Ultron-AutoML: an open-source, distributed, scalable framework for efficient hyper-parameter optimization
Published in IEEE BigData, 2020
Recommended citation: @inproceedings{narayan2020ultron, title={Ultron-AutoML: an open-source, distributed, scalable framework for efficient hyper-parameter optimization}, author={Narayan, Swarnim and Krishna, Chepuri Shri and Mishra, Varun and Rai, Abhinav and Rai, Himanshu and Bharti, Chandrakant and Sodhi, Gursirat Singh and Gupta, Ashish and Singh, Nitinbalaji}, booktitle={2020 IEEE International Conference on Big Data (Big Data)}, pages={1584--1593}, year={2020}, organization={IEEE} }
Abstract: We present Ultron-AutoML, an open-source, distributed framework for efficient hyper-parameter optimization (HPO) of ML models.
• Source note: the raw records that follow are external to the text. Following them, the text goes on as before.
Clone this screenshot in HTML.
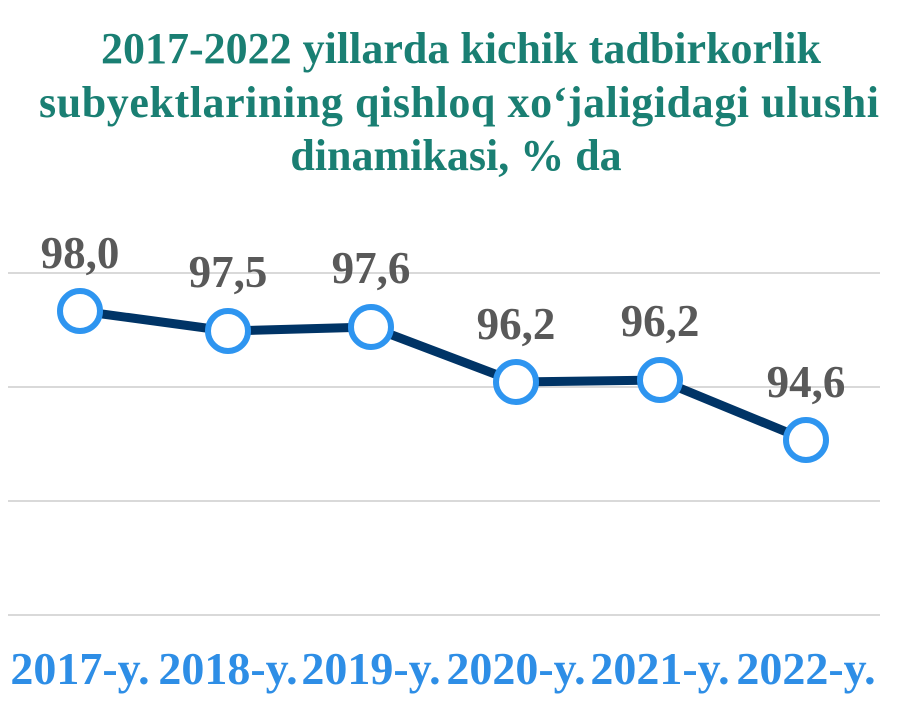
<!DOCTYPE html><html><head><style>body{margin:0;background:#fff}svg{display:block}</style></head><body>
<svg width="918" height="708" xmlns="http://www.w3.org/2000/svg" font-family="Liberation Serif, serif" font-weight="bold">
<g fill="#1a7f73" font-size="44" text-anchor="middle">
<text x="461" y="63">2017-2022 yillarda kichik tadbirkorlik</text>
<text x="459" y="117" textLength="840" lengthAdjust="spacing">subyektlarining qishloq xo‘jaligidagi ulushi</text>
<text x="456" y="170">dinamikasi, % da</text>
</g>
<g stroke="#d9d9d9" stroke-width="2">
<line x1="8" y1="273" x2="880" y2="273"/><line x1="8" y1="387" x2="880" y2="387"/>
<line x1="8" y1="501" x2="880" y2="501"/><line x1="8" y1="615" x2="880" y2="615"/>
</g>
<polyline points="80,311 228,331 371,327 516,382 660,380 806,440" fill="none" stroke="#003466" stroke-width="9" stroke-linejoin="round"/>
<g fill="#fff" stroke="#2e95f0" stroke-width="6">
<circle cx="80" cy="311" r="20"/><circle cx="228" cy="331" r="20"/><circle cx="371" cy="327" r="20"/>
<circle cx="516" cy="382" r="20"/><circle cx="660" cy="380" r="20"/><circle cx="806" cy="440" r="20"/>
</g>
<g fill="#595959" font-size="45" text-anchor="middle">
<text x="80" y="268">98,0</text><text x="228" y="287">97,5</text><text x="371" y="283">97,6</text>
<text x="516" y="339">96,2</text><text x="660" y="336">96,2</text><text x="806" y="397">94,6</text>
</g>
<g fill="#2e8ee6" font-size="46" text-anchor="middle">
<text x="80" y="684">2017-y.</text><text x="228" y="684">2018-y.</text><text x="371" y="684">2019-y.</text>
<text x="516" y="684">2020-y.</text><text x="660" y="684">2021-y.</text><text x="806" y="684">2022-y.</text>
</g>
</svg></body></html>
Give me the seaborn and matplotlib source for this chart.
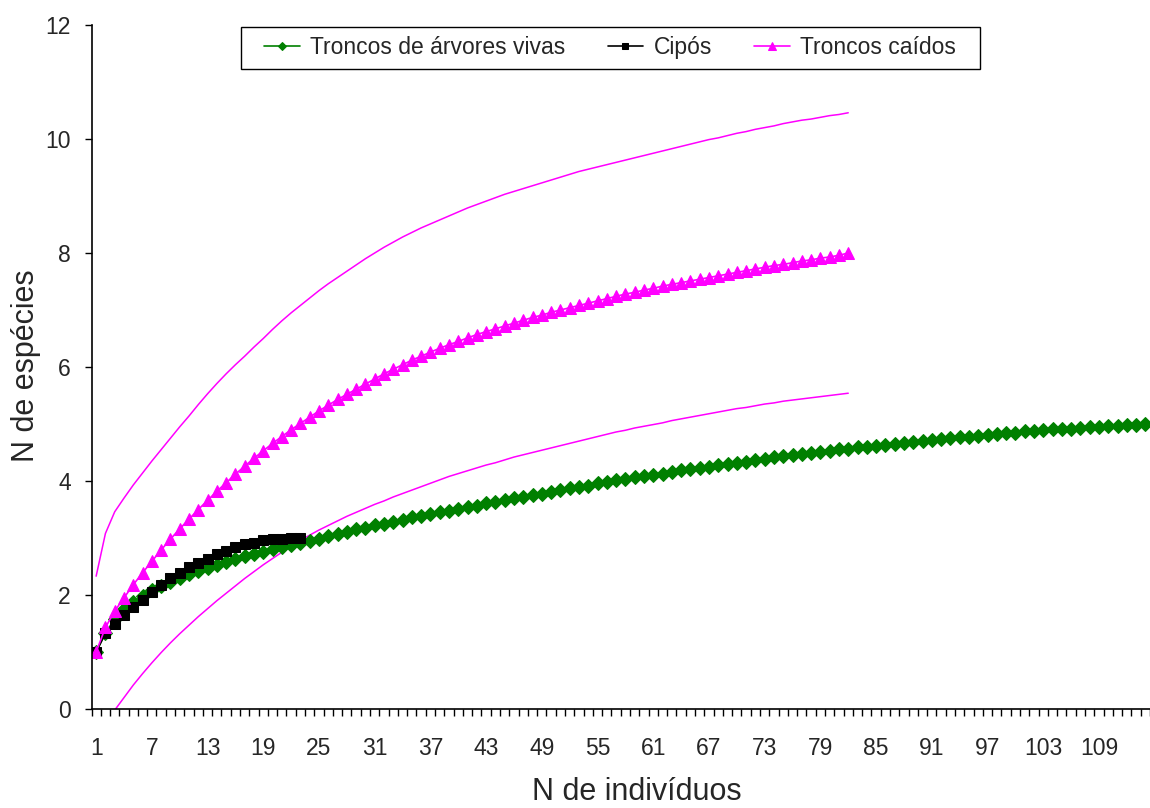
import matplotlib
matplotlib.use("Agg")
import matplotlib.pyplot as plt
import pandas as pd
import seaborn as sns
from matplotlib.patches import Rectangle

## valores (curvas de rarefacao)

vivas = [1.00, 1.33, 1.58, 1.75, 1.88, 1.99, 2.08, 2.16, 2.23, 2.30,
         2.36, 2.42, 2.48, 2.53, 2.58, 2.63, 2.68, 2.72, 2.76, 2.80,
         2.84, 2.88, 2.91, 2.95, 2.99, 3.03, 3.07, 3.11, 3.15, 3.18,
         3.22, 3.25, 3.28, 3.32, 3.36, 3.39, 3.42, 3.45, 3.48, 3.51,
         3.54, 3.57, 3.61, 3.64, 3.67, 3.70, 3.72, 3.75, 3.78, 3.81,
         3.84, 3.87, 3.90, 3.92, 3.96, 3.99, 4.02, 4.04, 4.07, 4.09,
         4.11, 4.13, 4.16, 4.19, 4.21, 4.23, 4.25, 4.28, 4.30, 4.32,
         4.34, 4.36, 4.39, 4.42, 4.43, 4.46, 4.47, 4.50, 4.51, 4.53,
         4.56, 4.57, 4.59, 4.60, 4.62, 4.63, 4.65, 4.67, 4.68, 4.70,
         4.72, 4.74, 4.76, 4.77, 4.78, 4.79, 4.81, 4.82, 4.84, 4.85,
         4.87, 4.88, 4.89, 4.91, 4.91, 4.92, 4.93, 4.94, 4.95, 4.96,
         4.97, 4.98, 4.99, 5.00]

cipos = [1.00, 1.33, 1.50, 1.65, 1.79, 1.92, 2.06, 2.18, 2.29, 2.39,
         2.49, 2.57, 2.64, 2.72, 2.78, 2.84, 2.89, 2.92, 2.96, 2.98,
         2.99, 3.00, 3.00]

caidos = [1.00, 1.43, 1.72, 1.95, 2.18, 2.39, 2.59, 2.79, 2.98, 3.16,
          3.33, 3.50, 3.66, 3.82, 3.97, 4.12, 4.26, 4.40, 4.53, 4.66,
          4.78, 4.90, 5.01, 5.12, 5.23, 5.33, 5.43, 5.52, 5.61, 5.70,
          5.79, 5.88, 5.96, 6.04, 6.12, 6.19, 6.26, 6.33, 6.39, 6.45,
          6.51, 6.57, 6.62, 6.67, 6.72, 6.77, 6.82, 6.87, 6.91, 6.96,
          7.00, 7.04, 7.08, 7.12, 7.16, 7.20, 7.24, 7.28, 7.31, 7.35,
          7.38, 7.42, 7.45, 7.48, 7.51, 7.54, 7.57, 7.60, 7.63, 7.66,
          7.69, 7.72, 7.75, 7.78, 7.80, 7.83, 7.86, 7.88, 7.91, 7.93,
          7.96, 8.00]

caidos_sup = [2.33, 3.08, 3.46, 3.70, 3.93, 4.14, 4.35, 4.55, 4.75, 4.95,
              5.14, 5.34, 5.53, 5.71, 5.88, 6.04, 6.19, 6.35, 6.50, 6.66,
              6.81, 6.95, 7.08, 7.21, 7.34, 7.46, 7.57, 7.68, 7.79, 7.90,
              8.00, 8.10, 8.19, 8.28, 8.36, 8.44, 8.51, 8.58, 8.65, 8.72,
              8.79, 8.85, 8.91, 8.97, 9.03, 9.08, 9.13, 9.18, 9.23, 9.28,
              9.33, 9.38, 9.43, 9.47, 9.51, 9.55, 9.59, 9.63, 9.67, 9.71,
              9.75, 9.79, 9.83, 9.87, 9.91, 9.95, 9.99, 10.02, 10.06, 10.10,
              10.13, 10.17, 10.20, 10.23, 10.27, 10.30, 10.33, 10.35, 10.38, 10.41,
              10.43, 10.46]

caidos_inf = [-0.33, -0.22, -0.02, 0.20, 0.42, 0.62, 0.81, 0.99, 1.16, 1.32,
              1.47, 1.62, 1.76, 1.90, 2.03, 2.16, 2.29, 2.41, 2.53, 2.64,
              2.75, 2.86, 2.96, 3.05, 3.14, 3.22, 3.30, 3.38, 3.45, 3.52,
              3.59, 3.65, 3.72, 3.78, 3.84, 3.90, 3.96, 4.02, 4.08, 4.13,
              4.18, 4.23, 4.28, 4.32, 4.37, 4.42, 4.46, 4.50, 4.54, 4.58,
              4.62, 4.66, 4.70, 4.74, 4.78, 4.82, 4.86, 4.89, 4.93, 4.96,
              4.99, 5.02, 5.06, 5.09, 5.12, 5.15, 5.18, 5.21, 5.24, 5.27,
              5.29, 5.32, 5.35, 5.37, 5.40, 5.42, 5.44, 5.46, 5.48, 5.50,
              5.52, 5.54]

rotulos_x = list(range(1, 110, 6))

df_vivas = pd.DataFrame({"n": range(1, len(vivas) + 1), "s": vivas})
df_cipos = pd.DataFrame({"n": range(1, len(cipos) + 1), "s": cipos})
df_caidos = pd.DataFrame({"n": range(1, len(caidos) + 1), "s": caidos,
                          "sup": caidos_sup, "inf": caidos_inf})

sns.set_style("white")
plt.rcParams["font.family"] = ["Liberation Sans", "DejaVu Sans"]

fig = plt.figure(figsize=(11.5, 8.08), dpi=100)
ax = fig.add_axes([91.5 / 1150, 99 / 808, (1150 - 91.5) / 1150, 684 / 808])

verde = "#008000"
rosa = "#FF00FF"

sns.lineplot(data=df_caidos, x="n", y="sup", color=rosa, lw=1.1, ax=ax)
sns.lineplot(data=df_caidos, x="n", y="inf", color=rosa, lw=1.1, ax=ax)
sns.lineplot(data=df_vivas, x="n", y="s", color=verde, lw=1.2, marker="D",
             markersize=7.3, markeredgecolor=verde, ax=ax,
             label="Troncos de árvores vivas")
sns.lineplot(data=df_cipos, x="n", y="s", color="black", lw=1.2, marker="s",
             markersize=7.6, markeredgecolor="black", ax=ax, label="Cipós")
sns.lineplot(data=df_caidos, x="n", y="s", color=rosa, lw=1.2, marker="^",
             markersize=9, markeredgecolor=rosa, ax=ax, label="Troncos caídos")

ax.set_xlim(0.5, 114.2)
ax.set_ylim(0, 12)
ax.set_yticks(range(0, 13, 2))
ax.set_xticks(rotulos_x)
ax.set_xticklabels([str(v) for v in rotulos_x])
ax.set_xticks([k + 0.5 for k in range(0, 115)], minor=True)
ax.tick_params(axis="x", which="major", length=0, pad=20, labelsize=16.5)
ax.tick_params(axis="x", which="minor", length=5, width=1, color="black",
               direction="out", bottom=True)
ax.tick_params(axis="y", length=5, width=1, color="black", direction="out",
               left=True, pad=10, labelsize=16.5)

for lado in ["top", "right"]:
    ax.spines[lado].set_visible(False)
ax.spines["left"].set_color("black")
ax.spines["bottom"].set_color("black")
ax.spines["left"].set_linewidth(1.2)
ax.spines["bottom"].set_linewidth(1.2)

ax.set_xlabel("N de indivíduos", fontsize=22)
ax.set_ylabel("N de espécies", fontsize=22)
ax.xaxis.set_label_coords((637 - 91.5) / 1058.5, (709 - 777) / 684)
ax.yaxis.set_label_coords((41 - 91.5) / 1058.5, (709 - 366) / 684)

leg = ax.legend(loc="upper center", bbox_to_anchor=((610 - 91.5) / 1058.5, (709 - 27) / 684),
                borderaxespad=0, ncol=3, fontsize=16.5, frameon=False,
                handlelength=1.55, handletextpad=0.45,
                columnspacing=1.85, borderpad=0.4, markerscale=0.6)

# moldura da legenda como no original (mais larga que o conteudo)
fig.patches.append(Rectangle((241 / 1150, 1 - 69 / 808), 739 / 1150, 42 / 808,
                             transform=fig.transFigure, fill=False,
                             edgecolor="black", linewidth=1.0, zorder=5))

fig.savefig("out.png", dpi=100)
Considering that hyper-parameter optimization is compute intensive and time-consuming, the framework has been designed for reliability – the ability to successfully complete an HPO Job in a multi-tenant, failure prone environment, as well as efficiency – completing the job with minimum compute cost and wall-clock time. From a user’s perspective, the framework emphasizes ease of use and customizability. The user can declaratively specify and execute an HPO Job, while ancillary tasks – containerizing and running the user’s scripts, model checkpointing, monitoring progress, parallelization – are handled by the framework. At the same time, the user has complete flexibility in composing the code-base for specifying the ML model training algorithm as well as, optionally, any custom HPO algorithm. The framework supports the creation of datapipelines to stream batches of shuffled and augmented data from a distributed file system. This comes in handy for training Deep Learning models based on self-supervised, semi-supervised or representation learning algorithms over large training data-sets. We demonstrate the framework’s reliability and efficiency by running a BERT pre-training job over a large training corpus using pre-emptible GPU compute targets. Despite the inherent unreliability of the underlying compute nodes, the framework is able to complete such long running jobs at 30% of the cost with a marginal increase in wall-clock time. The framework also comes with a service to monitor jobs and ensures reproducibility of any result.